=== Data shown ===
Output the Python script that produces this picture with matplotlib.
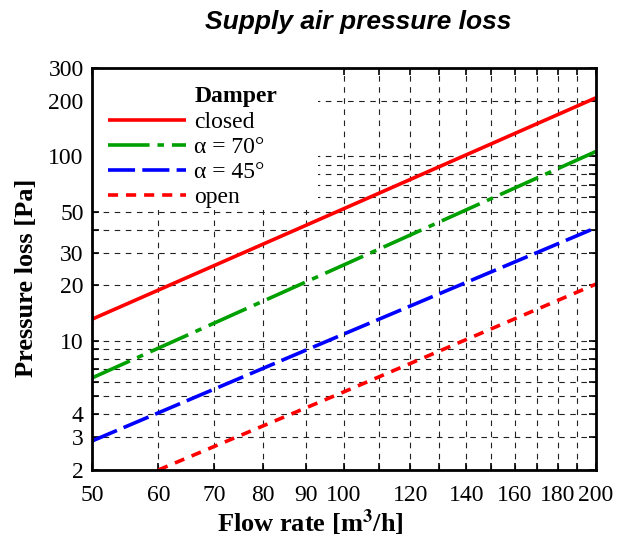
import matplotlib.pyplot as plt
from matplotlib.ticker import FixedLocator, FixedFormatter, NullLocator
from matplotlib.patches import Rectangle

# values (log-log straight lines)
flow_closed = [50, 100, 200]
dp_closed = [13.1, 52, 207]
flow_70 = [50, 100, 200]
dp_70 = [6.3, 25.8, 106]
flow_45 = [50, 100, 200]
dp_45 = [2.87, 10.9, 41]
flow_open = [60, 100, 200]
dp_open = [2.0, 5.3, 20.3]

x_ticks = list(range(50, 201, 10))
x_labels = ['50', '60', '70', '80', '90', '100', '', '120', '', '140', '', '160', '', '180', '', '200']
y_ticks = [2, 3, 4, 5, 6, 7, 8, 9, 10, 20, 30, 40, 50, 60, 70, 80, 90, 100, 200, 300]
y_label_vals = [2, 3, 4, 10, 20, 30, 50, 100, 200, 300]
y_labels = [str(v) if v in y_label_vals else '' for v in y_ticks]

plt.rcParams['font.family'] = ['Liberation Serif', 'DejaVu Serif']
plt.rcParams['mathtext.fontset'] = 'stix'

fig = plt.figure(figsize=(6.27, 5.42), dpi=100)
ax = fig.add_axes([92 / 627, 1 - 470 / 542, 504 / 627, 402 / 542])
ax.set_xscale('log')
ax.set_yscale('log')
ax.set_xlim(50, 200)
ax.set_ylim(2, 300)
ax.set_axisbelow(True)

lw = 2.6
ax.plot(flow_closed, dp_closed, color='#ff0000', lw=lw, label='closed', solid_capstyle='butt')
ax.plot(flow_70, dp_70, color='#00a000', lw=lw, dashes=(11.5, 2.2, 1.8, 2.2), label='α = 70°', dash_capstyle='butt')
ax.plot(flow_45, dp_45, color='#0000ff', lw=lw, dashes=(7.5, 2.0), label='α = 45°', dash_capstyle='butt')
ax.plot(flow_open, dp_open, color='#ff0000', lw=lw, dashes=(2.8, 2.2), label='open', dash_capstyle='butt')

# white area behind the legend hides the grid there
ax.add_patch(Rectangle((0, 0.647), 0.448, 0.353, transform=ax.transAxes,
                       facecolor='white', edgecolor='none', zorder=1.2))

ax.xaxis.set_major_locator(FixedLocator(x_ticks))
ax.xaxis.set_major_formatter(FixedFormatter(x_labels))
ax.xaxis.set_minor_locator(NullLocator())
ax.yaxis.set_major_locator(FixedLocator(y_ticks))
ax.yaxis.set_major_formatter(FixedFormatter(y_labels))
ax.yaxis.set_minor_locator(NullLocator())

ax.grid(True, color='#222222', lw=0.8, ls=(0, (5, 5)))
ax.tick_params(direction='in', length=5, width=1.2, labelsize=17, top=True, right=True)
ax.tick_params(axis='y', pad=6)
ax.tick_params(axis='x', pad=11)
for s in ax.spines.values():
    s.set_linewidth(2)

ax.set_xlabel('Flow rate [m$^\\mathbf{3}$/h]', fontsize=19, fontweight='bold')
ax.xaxis.set_label_coords(0.433, -0.092)
ax.set_ylabel('Pressure loss [Pa]', fontsize=19, fontweight='bold')
ax.yaxis.set_label_coords(-0.107, 0.478)

leg = ax.legend(loc='upper left', bbox_to_anchor=(0.018, 0.972), title='Damper', fontsize=17,
                title_fontproperties={'weight': 'bold', 'size': 17},
                handlelength=3.3, handletextpad=0.35, labelspacing=0.15,
                borderpad=0.3, borderaxespad=0, frameon=False)
leg._legend_box.align = 'left'
leg._legend_box.sep = 3
leg.get_title().set_position((86, 0))

fig.text(358 / 627, 1 - 22 / 542, 'Supply air pressure loss', ha='center', va='center',
         fontsize=19, fontweight='bold', fontstyle='italic', family='Liberation Sans')

fig.savefig('out.png', dpi=100)
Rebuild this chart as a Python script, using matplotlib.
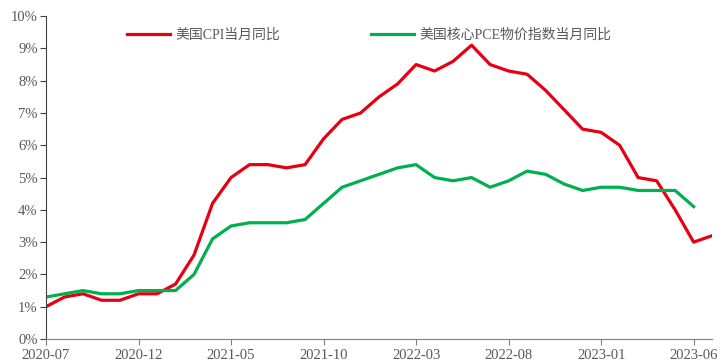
import numpy as np
import matplotlib.pyplot as plt
from matplotlib.ticker import FuncFormatter

plt.rcParams['font.family'] = ['Liberation Serif', 'Noto Sans CJK SC']

# monthly data, 2020-07 .. 2023-07
months = ['2020-07', '2020-08', '2020-09', '2020-10', '2020-11', '2020-12',
          '2021-01', '2021-02', '2021-03', '2021-04', '2021-05', '2021-06',
          '2021-07', '2021-08', '2021-09', '2021-10', '2021-11', '2021-12',
          '2022-01', '2022-02', '2022-03', '2022-04', '2022-05', '2022-06',
          '2022-07', '2022-08', '2022-09', '2022-10', '2022-11', '2022-12',
          '2023-01', '2023-02', '2023-03', '2023-04', '2023-05', '2023-06',
          '2023-07']
cpi = [1.0, 1.3, 1.4, 1.2, 1.2, 1.4, 1.4, 1.7, 2.6, 4.2, 5.0, 5.4,
       5.4, 5.3, 5.4, 6.2, 6.8, 7.0, 7.5, 7.9, 8.5, 8.3, 8.6, 9.1,
       8.5, 8.3, 8.2, 7.7, 7.1, 6.5, 6.4, 6.0, 5.0, 4.9, 4.0, 3.0, 3.2]
core_pce = [1.3, 1.4, 1.5, 1.4, 1.4, 1.5, 1.5, 1.5, 2.0, 3.1, 3.5, 3.6,
            3.6, 3.6, 3.7, 4.2, 4.7, 4.9, 5.1, 5.3, 5.4, 5.0, 4.9, 5.0,
            4.7, 4.9, 5.2, 5.1, 4.8, 4.6, 4.7, 4.7, 4.6, 4.6, 4.6, 4.1]
tick_labels = ['2020-07', '2020-12', '2021-05', '2021-10',
               '2022-03', '2022-08', '2023-01', '2023-06']

red = '#E60012'
green = '#00B050'
grey = '#595959'

fig = plt.figure(figsize=(7.23, 3.64), dpi=100)
ax = fig.add_axes([0.0636, 0.0687, 0.9214, 0.887])

x_cpi = np.arange(len(cpi))
x_pce = np.arange(len(core_pce))
ax.plot(x_cpi, cpi, color=red, lw=2.3, label='美国CPI当月同比')
ax.plot(x_pce, core_pce, color=green, lw=2.3, label='美国核心PCE物价指数当月同比')

ax.set_xlim(0, len(months) - 1)
ax.set_ylim(0, 10)
ax.set_yticks(range(0, 11))
ax.yaxis.set_major_formatter(FuncFormatter(lambda v, p: f'{int(v)}%'))
ticks = [months.index(t) for t in tick_labels]
ax.set_xticks(ticks)
ax.set_xticklabels(tick_labels)

for s in ['top', 'right']:
    ax.spines[s].set_visible(False)
ax.spines['left'].set_color('#404040')
ax.spines['bottom'].set_color('#808080')
ax.tick_params(axis='y', direction='out', length=4, color='#404040',
               labelsize=10.5, labelcolor=grey, pad=2)
ax.tick_params(axis='x', direction='out', length=4, color='#808080',
               labelsize=10.5, labelcolor=grey, pad=3)

leg = ax.legend(loc='upper center', bbox_to_anchor=(0.485, 1.0), ncol=2,
                frameon=False, fontsize=10, handlelength=3.1,
                columnspacing=6.5, handletextpad=0.4)
for t in leg.get_texts():
    t.set_color(grey)

fig.savefig('out.png', dpi=100)
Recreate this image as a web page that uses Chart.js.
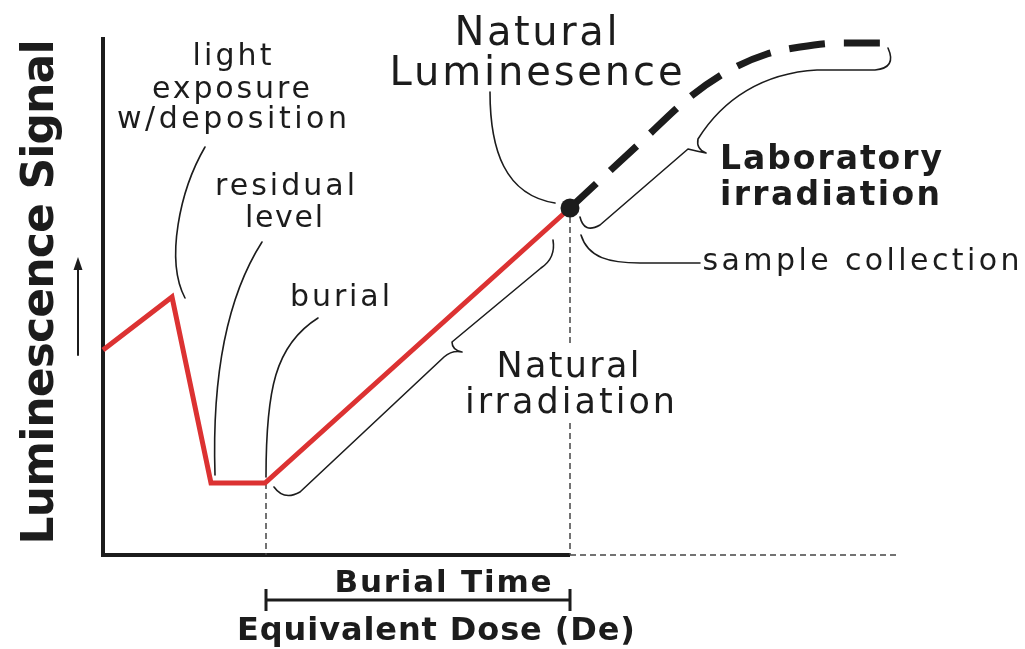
<!DOCTYPE html>
<html>
<head>
<meta charset="utf-8">
<script src="https://cdn.jsdelivr.net/npm/chart.js@4"></script>
<style>
  html, body { margin: 0; padding: 0; background: #fff; }
</style>
</head>
<body>
<canvas id="chart" width="1025" height="649"></canvas>
<script>
// signal vs dose, in arbitrary diagram units
const naturalDose = [0, 69, 108, 162, 467];
const naturalSignal = [205, 258, 72, 72, 347];
const labDose = [467, 537, 587, 627, 664, 697, 737, 787];
const labSignal = [347, 412, 458, 485, 501, 508, 512, 512];
const doseRange = [0, 800];
const signalRange = [0, 518];

const ink = '#1c1c1c';
const REG = '"DejaVu Sans", sans-serif';

function spaced(ctx, text, cx, y, width, font) {
    ctx.font = font;
    ctx.letterSpacing = '0px';
    const w = ctx.measureText(text).width;
    const n = [...text].length;
    const ls = n > 1 ? (width - w) / (n - 1) : 0;
    ctx.letterSpacing = ls + 'px';
    ctx.textAlign = 'left';
    ctx.textBaseline = 'alphabetic';
    ctx.fillText(text, cx - width / 2, y);
    ctx.letterSpacing = '0px';
}

const diagram = {
    id: 'diagram',
    beforeDatasetsDraw(chart) {
        const ctx = chart.ctx;
        const sx = chart.scales.x, sy = chart.scales.y;
        const X = v => sx.getPixelForValue(v);
        const Y = v => sy.getPixelForValue(v);
        ctx.save();
        ctx.strokeStyle = ink;
        ctx.lineCap = 'butt';

        // axes
        ctx.lineWidth = 4;
        ctx.beginPath();
        ctx.moveTo(X(0), Y(signalRange[1]));
        ctx.lineTo(X(0), Y(0));
        ctx.lineTo(X(467), Y(0));
        ctx.stroke();

        // dashed guides
        ctx.lineWidth = 1.5;
        ctx.strokeStyle = '#444';
        ctx.setLineDash([6, 4]);
        ctx.beginPath();
        ctx.moveTo(X(467), Y(0));
        ctx.lineTo(X(797), Y(0));
        ctx.moveTo(X(163), Y(72));
        ctx.lineTo(X(163), Y(0));
        ctx.moveTo(X(467), Y(338));
        ctx.lineTo(X(467), Y(210));
        ctx.moveTo(X(467), Y(132));
        ctx.lineTo(X(467), Y(0));
        ctx.stroke();
        ctx.setLineDash([]);
        ctx.restore();
    },
    afterDatasetsDraw(chart) {
        const ctx = chart.ctx;
        const sx = chart.scales.x, sy = chart.scales.y;
        const X = v => sx.getPixelForValue(v);
        const Y = v => sy.getPixelForValue(v);
        ctx.save();
        ctx.strokeStyle = ink;
        ctx.fillStyle = ink;
        ctx.lineWidth = 1.6;
        ctx.lineJoin = 'round';
        ctx.lineCap = 'round';

        // leader lines
        ctx.beginPath();
        ctx.moveTo(X(102), Y(408));
        ctx.bezierCurveTo(X(77), Y(365), X(62), Y(295), X(82), Y(257));
        ctx.moveTo(X(159), Y(313));
        ctx.bezierCurveTo(X(122), Y(255), X(109), Y(175), X(112), Y(80));
        ctx.moveTo(X(215), Y(237));
        ctx.bezierCurveTo(X(172), Y(210), X(163), Y(165), X(163), Y(78));
        ctx.moveTo(X(387), Y(463));
        ctx.bezierCurveTo(X(387), Y(405), X(402), Y(360), X(452), Y(352));
        ctx.moveTo(X(478), Y(320));
        ctx.bezierCurveTo(X(485), Y(297), X(507), Y(292), X(537), Y(292));
        ctx.lineTo(X(597), Y(292));
        ctx.stroke();

        // brace: natural irradiation
        ctx.beginPath();
        ctx.moveTo(X(171), Y(68));
        ctx.quadraticCurveTo(X(181), Y(54), X(197), Y(63));
        ctx.lineTo(X(341), Y(198));
        ctx.quadraticCurveTo(X(349), Y(205), X(359), Y(203));
        ctx.quadraticCurveTo(X(349), Y(205), X(349), Y(213));
        ctx.lineTo(X(438), Y(287));
        ctx.quadraticCurveTo(X(453), Y(297), X(450), Y(315));
        ctx.stroke();

        // brace: laboratory irradiation
        ctx.beginPath();
        ctx.moveTo(X(477), Y(338));
        ctx.quadraticCurveTo(X(481), Y(321), X(497), Y(330));
        ctx.lineTo(X(585), Y(406));
        ctx.quadraticCurveTo(X(593), Y(404), X(603), Y(402));
        ctx.quadraticCurveTo(X(593), Y(406), X(595), Y(416));
        ctx.bezierCurveTo(X(620), Y(456), X(660), Y(482), X(714), Y(485));
        ctx.lineTo(X(772), Y(485));
        ctx.quadraticCurveTo(X(794), Y(487), X(785), Y(507));
        ctx.stroke();

        // small arrow next to the y label
        ctx.lineWidth = 2;
        ctx.beginPath();
        ctx.moveTo(X(-25), Y(200));
        ctx.lineTo(X(-25), Y(288));
        ctx.stroke();
        ctx.beginPath();
        ctx.moveTo(X(-25), Y(298));
        ctx.lineTo(X(-29.5), Y(285));
        ctx.lineTo(X(-20.5), Y(285));
        ctx.closePath();
        ctx.fill();

        // burial time bracket
        ctx.lineWidth = 3;
        ctx.lineCap = 'butt';
        ctx.beginPath();
        ctx.moveTo(X(163), Y(-45));
        ctx.lineTo(X(467), Y(-45));
        ctx.moveTo(X(163), Y(-34));
        ctx.lineTo(X(163), Y(-56));
        ctx.moveTo(X(467), Y(-34));
        ctx.lineTo(X(467), Y(-56));
        ctx.stroke();

        // labels
        const r30 = '30px ' + REG;
        spaced(ctx, 'light', X(129), Y(490), 79, r30);
        spaced(ctx, 'exposure', X(128), Y(457), 158, r30);
        spaced(ctx, 'w/deposition', X(129), Y(427), 230, r30);
        spaced(ctx, 'residual', X(182), Y(360), 140, r30);
        spaced(ctx, 'level', X(181), Y(328), 78, r30);
        spaced(ctx, 'burial', X(237), Y(249), 100, r30);
        spaced(ctx, 'Natural', X(433), Y(510), 163, '40px ' + REG);
        spaced(ctx, 'Luminesence', X(433), Y(470), 293, '40px ' + REG);
        spaced(ctx, 'Laboratory', X(728), Y(386), 222, 'bold 33px ' + REG);
        spaced(ctx, 'irradiation', X(727), Y(350), 220, 'bold 33px ' + REG);
        spaced(ctx, 'sample collection', X(758), Y(285), 317, r30);
        spaced(ctx, 'Natural', X(465), Y(178), 143, '35px ' + REG);
        spaced(ctx, 'irradiation', X(467), Y(142), 210, '35px ' + REG);
        spaced(ctx, 'Burial Time', X(340), Y(-37), 217, 'bold 31px ' + REG);
        spaced(ctx, 'Equivalent Dose (De)', X(333), Y(-85), 398, 'bold 32px ' + REG);

        ctx.translate(X(-50), Y(263));
        ctx.rotate(-Math.PI / 2);
        spaced(ctx, 'Luminescence Signal', 0, 0, 505, 'bold 44px ' + REG);
        ctx.restore();
    }
};

const toPoints = (xs, ys) => xs.map((x, i) => ({ x: x, y: ys[i] }));

new Chart(document.getElementById('chart'), {
    type: 'line',
    data: {
        datasets: [{
            label: 'Laboratory irradiation',
            data: toPoints(labDose, labSignal),
            borderColor: ink,
            borderWidth: 7,
            borderDash: [36, 19],
            borderCapStyle: 'butt',
            cubicInterpolationMode: 'monotone',
            pointRadius: ctx => ctx.dataIndex === 0 ? 9.5 : 0,
            pointBackgroundColor: ink,
            pointBorderWidth: 0,
            order: 0,
            clip: false
        }, {
            label: 'Natural signal',
            data: toPoints(naturalDose, naturalSignal),
            borderColor: '#dc3232',
            borderWidth: 5,
            borderJoinStyle: 'miter',
            tension: 0,
            pointRadius: 0,
            order: 1,
            clip: false
        }]
    },
    options: {
        responsive: false,
        animation: false,
        devicePixelRatio: 1,
        layout: { padding: { left: 103, right: 122, top: 37, bottom: 94 } },
        plugins: {
            legend: { display: false },
            tooltip: { enabled: false }
        },
        scales: {
            x: { type: 'linear', min: doseRange[0], max: doseRange[1], display: false },
            y: { type: 'linear', min: signalRange[0], max: signalRange[1], display: false }
        }
    },
    plugins: [diagram]
});
</script>
</body>
</html>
===
Task prompt: Exactly reproduce the lines from the line holding "Rebuild this chart" through the line holding "grey = '#595959'", and only those; pictures are to be left out.

Task output:
Rebuild this chart as a Python script, using matplotlib.
import numpy as np
import matplotlib.pyplot as plt
from matplotlib.ticker import FuncFormatter

plt.rcParams['font.family'] = ['Liberation Serif', 'Noto Sans CJK SC']

# monthly data, 2020-07 .. 2023-07
months = ['2020-07', '2020-08', '2020-09', '2020-10', '2020-11', '2020-12',
          '2021-01', '2021-02', '2021-03', '2021-04', '2021-05', '2021-06',
          '2021-07', '2021-08', '2021-09', '2021-10', '2021-11', '2021-12',
          '2022-01', '2022-02', '2022-03', '2022-04', '2022-05', '2022-06',
          '2022-07', '2022-08', '2022-09', '2022-10', '2022-11', '2022-12',
          '2023-01', '2023-02', '2023-03', '2023-04', '2023-05', '2023-06',
          '2023-07']
cpi = [1.0, 1.3, 1.4, 1.2, 1.2, 1.4, 1.4, 1.7, 2.6, 4.2, 5.0, 5.4,
       5.4, 5.3, 5.4, 6.2, 6.8, 7.0, 7.5, 7.9, 8.5, 8.3, 8.6, 9.1,
       8.5, 8.3, 8.2, 7.7, 7.1, 6.5, 6.4, 6.0, 5.0, 4.9, 4.0, 3.0, 3.2]
core_pce = [1.3, 1.4, 1.5, 1.4, 1.4, 1.5, 1.5, 1.5, 2.0, 3.1, 3.5, 3.6,
            3.6, 3.6, 3.7, 4.2, 4.7, 4.9, 5.1, 5.3, 5.4, 5.0, 4.9, 5.0,
            4.7, 4.9, 5.2, 5.1, 4.8, 4.6, 4.7, 4.7, 4.6, 4.6, 4.6, 4.1]
tick_labels = ['2020-07', '2020-12', '2021-05', '2021-10',
               '2022-03', '2022-08', '2023-01', '2023-06']

red = '#E60012'
green = '#00B050'
grey = '#595959'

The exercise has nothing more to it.